"Nah jadi BBL ini satu-satunya harapan mereka untuk mereka bisa hidup sejahtera lagi makan untuk anakistrinya lagi kurang lebih seperti itu," sambungnya.
Meski demikian, dia mengatakan akan terus mempelajari juga kenapa BBL itu tidak boleh ditangkap oleh warga, masa kekayaan alam tidak boleh ditangkap oleh masyarakat sendiri dan digunakan dikelola oleh masyarakat. Banyak itu yang harus dipelajari yang secara yang masuk akal secara akademisnya juga.
Wulan saat itu menjadi narasumber dalam acara tersebut, selanjutnya kegiatan pelepasan bibit lobster di pantai untuk perkembangbiakan lobster.

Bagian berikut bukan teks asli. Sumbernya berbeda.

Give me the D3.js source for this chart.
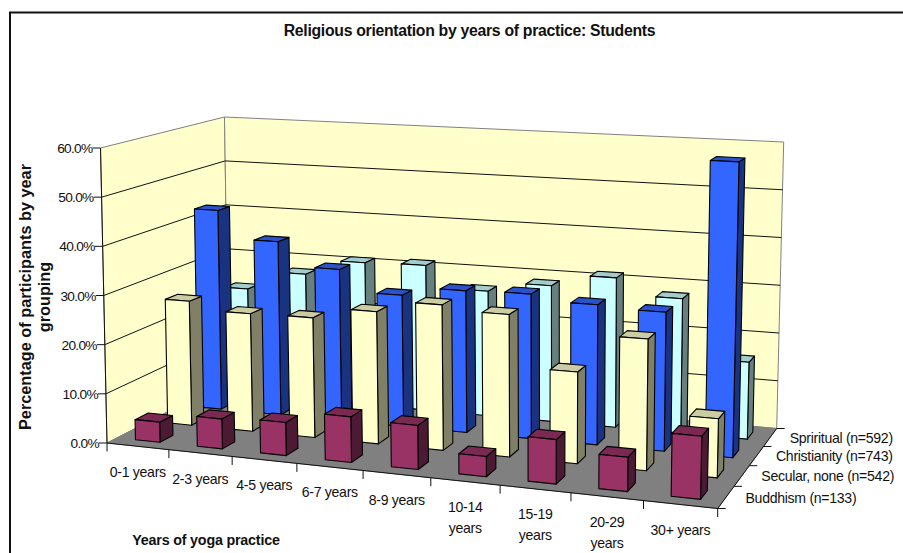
<!DOCTYPE html>
<html>
<head>
<meta charset="utf-8">
<script src="https://cdn.jsdelivr.net/npm/d3@7"></script>
<style>
	html,body{margin:0;padding:0;background:#fff;overflow:hidden}
	text{font-family:"Liberation Sans",Arial,sans-serif;fill:#111}
</style>
</head>
<body>
<div id="chart"></div>
<script>
var categories = [["0-1 years"],["2-3 years"],["4-5 years"],["6-7 years"],["8-9 years"],["10-14","years"],["15-19","years"],["20-29","years"],["30+ years"]]
var seriesNames = ["Buddhism (n=133)","Secular, none (n=542)","Christianity (n=743)","Spriritual (n=592)"]
var buddhism = [4.1,6.0,6.6,9.0,8.6,3.9,8.5,6.5,11.8]
var secular = [26.0,24.4,24.6,26.9,29.3,28.4,18.1,25.7,11.4]
var christianity = [42.9,37.0,32.0,27.5,29.4,29.7,28.5,28.0,59.0]
var spiritual = [23.3,27.5,30.9,31.2,26.6,28.7,31.3,27.9,15.8]
var yTicks = [0,10,20,30,40,50,60]

var faceColors = [
	{front:"#993366",side:"#4d1a33",top:"#7a2952"},
	{front:"#ffffcc",side:"#808066",top:"#cccca3"},
	{front:"#3366ff",side:"#1a3380",top:"#2952cc"},
	{front:"#ccffff",side:"#668080",top:"#a3cccc"}
]
var seriesValues = [buddhism,secular,christianity,spiritual]

var width = 903, height = 553

var svg = d3.select("#chart").append("svg")
	.attr("width",width)
	.attr("height",height)
	.style("display","block")

// maps the unit square onto a quad, corners in order (0,0),(1,0),(1,1),(0,1)
function quad_map(p0,p1,p2,p3){
	var sx = p0[0]-p1[0]+p2[0]-p3[0], sy = p0[1]-p1[1]+p2[1]-p3[1]
	var dx1 = p1[0]-p2[0], dx2 = p3[0]-p2[0], dy1 = p1[1]-p2[1], dy2 = p3[1]-p2[1]
	var den = dx1*dy2-dx2*dy1
	var g = (sx*dy2-dx2*sy)/den, h = (dx1*sy-sx*dy1)/den
	var a = p1[0]-p0[0]+g*p1[0], b = p3[0]-p0[0]+h*p3[0]
	var d = p1[1]-p0[1]+g*p1[1], e = p3[1]-p0[1]+h*p3[1]
	return function(u,v){
		var w = g*u+h*v+1
		return [(a*u+b*v+p0[0])/w,(d*u+e*v+p0[1])/w]
	}
}

// floor and the plane at the top of the value axis
var floorMap = quad_map([107,443],[717.7,508.5],[776.7,428.5],[228.5,380.5])
var roofMap = quad_map([100.5,148],[725,183],[783.7,142],[224.5,117])

var yScale = d3.scaleLinear().domain([0,60]).range([0,1])
var uScale = d3.scaleBand().domain(d3.range(categories.length)).range([0,1]).paddingInner(0.6).paddingOuter(0.3)
var vScale = d3.scaleBand().domain(d3.range(seriesNames.length)).range([0,1]).paddingInner(0.6).paddingOuter(0.3)

function project(u,v,val){
	var t = yScale(val)
	// evens out the category spacing a little
	var uw = u+0.05*u*(1-u)
	var f = floorMap(uw,v), r = roofMap(uw,v)
	return [f[0]+(r[0]-f[0])*t,f[1]+(r[1]-f[1])*t]
}

var line = d3.line()
function poly(pts){ return line(pts)+"Z" }

// walls and floor
var walls = svg.append("g")
walls.append("path")
	.attr("d",poly([project(0,0,0),project(0,1,0),project(0,1,60),project(0,0,60)]))
	.attr("fill","#ffffcc").attr("stroke","#808080").attr("stroke-width",1)
walls.append("path")
	.attr("d",poly([project(0,1,0),project(1,1,0),project(1,1,60),project(0,1,60)]))
	.attr("fill","#ffffcc").attr("stroke","#808080").attr("stroke-width",1)

yTicks.slice(1,-1).forEach(function(t){
	walls.append("path")
		.attr("d",line([project(0,0,t),project(0,1,t),project(1,1,t)]))
		.attr("fill","none").attr("stroke","#111").attr("stroke-width",1)
})

walls.append("path")
	.attr("d",poly([project(0,0,0),project(1,0,0),project(1,1,0),project(0,1,0)]))
	.attr("fill","#808080").attr("stroke","#808080")

walls.append("path")
	.attr("d",line([project(0,0,60),project(0,0,0),project(1,0,0)]))
	.attr("fill","none").attr("stroke","#111").attr("stroke-width",1)
walls.append("path")
	.attr("d",line([project(1,0,0),project(1,1,0)]))
	.attr("fill","none").attr("stroke","#111").attr("stroke-width",1)

// bars, back row first
var bars = svg.append("g")
d3.range(seriesNames.length).reverse().forEach(function(s){
	var v0 = vScale(s), v1 = v0+vScale.bandwidth()
	seriesValues[s].forEach(function(val,c){
		var u0 = uScale(c), u1 = u0+uScale.bandwidth()
		var colors = faceColors[s]
		var g = bars.append("g").attr("stroke","#000").attr("stroke-width",1.1).attr("stroke-linejoin","round")
		g.append("path")
			.attr("d",poly([project(u1,v0,0),project(u1,v1,0),project(u1,v1,val),project(u1,v0,val)]))
			.attr("fill",colors.side)
		g.append("path")
			.attr("d",poly([project(u0,v0,val),project(u1,v0,val),project(u1,v1,val),project(u0,v1,val)]))
			.attr("fill",colors.top)
		g.append("path")
			.attr("d",poly([project(u0,v0,0),project(u1,v0,0),project(u1,v0,val),project(u0,v0,val)]))
			.attr("fill",colors.front)
	})
})

// value axis
yTicks.forEach(function(t){
	var p = project(0,0,t)
	svg.append("line")
		.attr("x1",p[0]-8).attr("x2",p[0]).attr("y1",p[1]).attr("y2",p[1])
		.attr("stroke","#111")
	svg.append("text")
		.attr("x",p[0]-8).attr("y",p[1]+5)
		.attr("text-anchor","end")
		.attr("font-size",13.7)
		.attr("letter-spacing",-0.7)
		.text(d3.format(".1f")(t)+"%")
})

// category ticks and labels
d3.range(categories.length+1).forEach(function(i){
	var p = project(i/categories.length,0,0)
	svg.append("line")
		.attr("x1",p[0]).attr("x2",p[0]).attr("y1",p[1]).attr("y2",p[1]+8.5)
		.attr("stroke","#111")
})
categories.forEach(function(lines,i){
	var p = project((i+0.5)/categories.length,0,0)
	var label = svg.append("text")
		.attr("text-anchor","middle")
		.attr("font-size",14.1)
		.attr("letter-spacing",-0.3)
	lines.forEach(function(l,k){
		label.append("tspan")
			.attr("x",p[0])
			.attr("y",p[1]+30.5+k*21)
			.text(l)
	})
})

// depth ticks and series labels
d3.range(seriesNames.length+1).forEach(function(i){
	var p = project(1,i/seriesNames.length,0)
	svg.append("line")
		.attr("x1",p[0]).attr("x2",p[0]+8).attr("y1",p[1]).attr("y2",p[1])
		.attr("stroke","#111")
})
seriesNames.forEach(function(name,i){
	var p = project(1,(i+0.5)/seriesNames.length,0)
	svg.append("text")
		.attr("x",p[0]+19.5).attr("y",p[1]+5.5)
		.attr("font-size",14.1)
		.attr("letter-spacing",-0.3)
		.text(name)
})

// titles
svg.append("text")
	.attr("x",469.5).attr("y",35.5)
	.attr("text-anchor","middle")
	.attr("font-size",15.8)
	.attr("font-weight","bold")
	.attr("letter-spacing",-0.3)
	.text("Religious orientation by years of practice: Students")
svg.append("text")
	.attr("x",206).attr("y",545)
	.attr("text-anchor","middle")
	.attr("font-size",14.3)
	.attr("font-weight","bold")
	.attr("letter-spacing",-0.2)
	.text("Years of yoga practice")
var yTitle = svg.append("text")
	.attr("transform","translate(31,297) rotate(-90)")
	.attr("text-anchor","middle")
	.attr("font-size",16.3)
	.attr("font-weight","bold")
yTitle.append("tspan").attr("x",0).attr("y",0).text("Percentage of participants by year")
yTitle.append("tspan").attr("x",0).attr("y",19).text("grouping")

// chart frame, only the top and left edges fall inside the window
svg.append("path")
	.attr("d",line([[10,height],[10,12.5],[width,12.5]]))
	.attr("fill","none").attr("stroke","#111").attr("stroke-width",2)
</script>
</body>
</html>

Sebelumnya, Siti salah seorang istri nelayan mengaku kondisi perekonomiannya sempat membaik dan dapat merasakan perekonomian keluarganya meningkat saat menangkap benur dahulu sewaktu masih diperbolehkan. Namun seiring waktu muncul larangan ekspor benur, akhirnya perekonomian keluarga kembali terpuruk.
"Poin pentingnya, kami kepingin sekali soal penangkapan benih lobster menjadi legal lagi. Sehingga kita tidak ada istilah sembunyi-sembunyi. Terkadang ada pengusaha-pengusaha yang kerap ditangkap," ungkap Siti.
Kepala Desa Muara, Ujang Hadi mengaku terkait larangan ekspor benur ini pernah menyebabkan konflik antara warga dengan aparat. Pasalnya, saat itu suatu hari ada aparat yang akan menangkap salah seorang nelayan di rumahnya.
"Tahun 2021 hampir dikerumuni massa. Karena penangkapanya kala itu di rumah, sehingga beliau (nelayan yang mau ditangkap) tiba-tiba berteriak. Kemudian massa pun datang dan mau berkelahi (dengan aparat). Saya turun juga, Alhamdulillah bisa dicegah," katanya.
Dia pun berharap kepada pemerintah untuk dapat meninjau kembali terkait larangan ekspor benur. Selain itu, perlu juga memberikan pelatihan dan menyediakan teknologi budidaya lobster yang mumpuni, sehingga benur tidak mubazir akibat mati oleh predator, nelayan sejahtera dan pemerintah juga memperoleh devisa.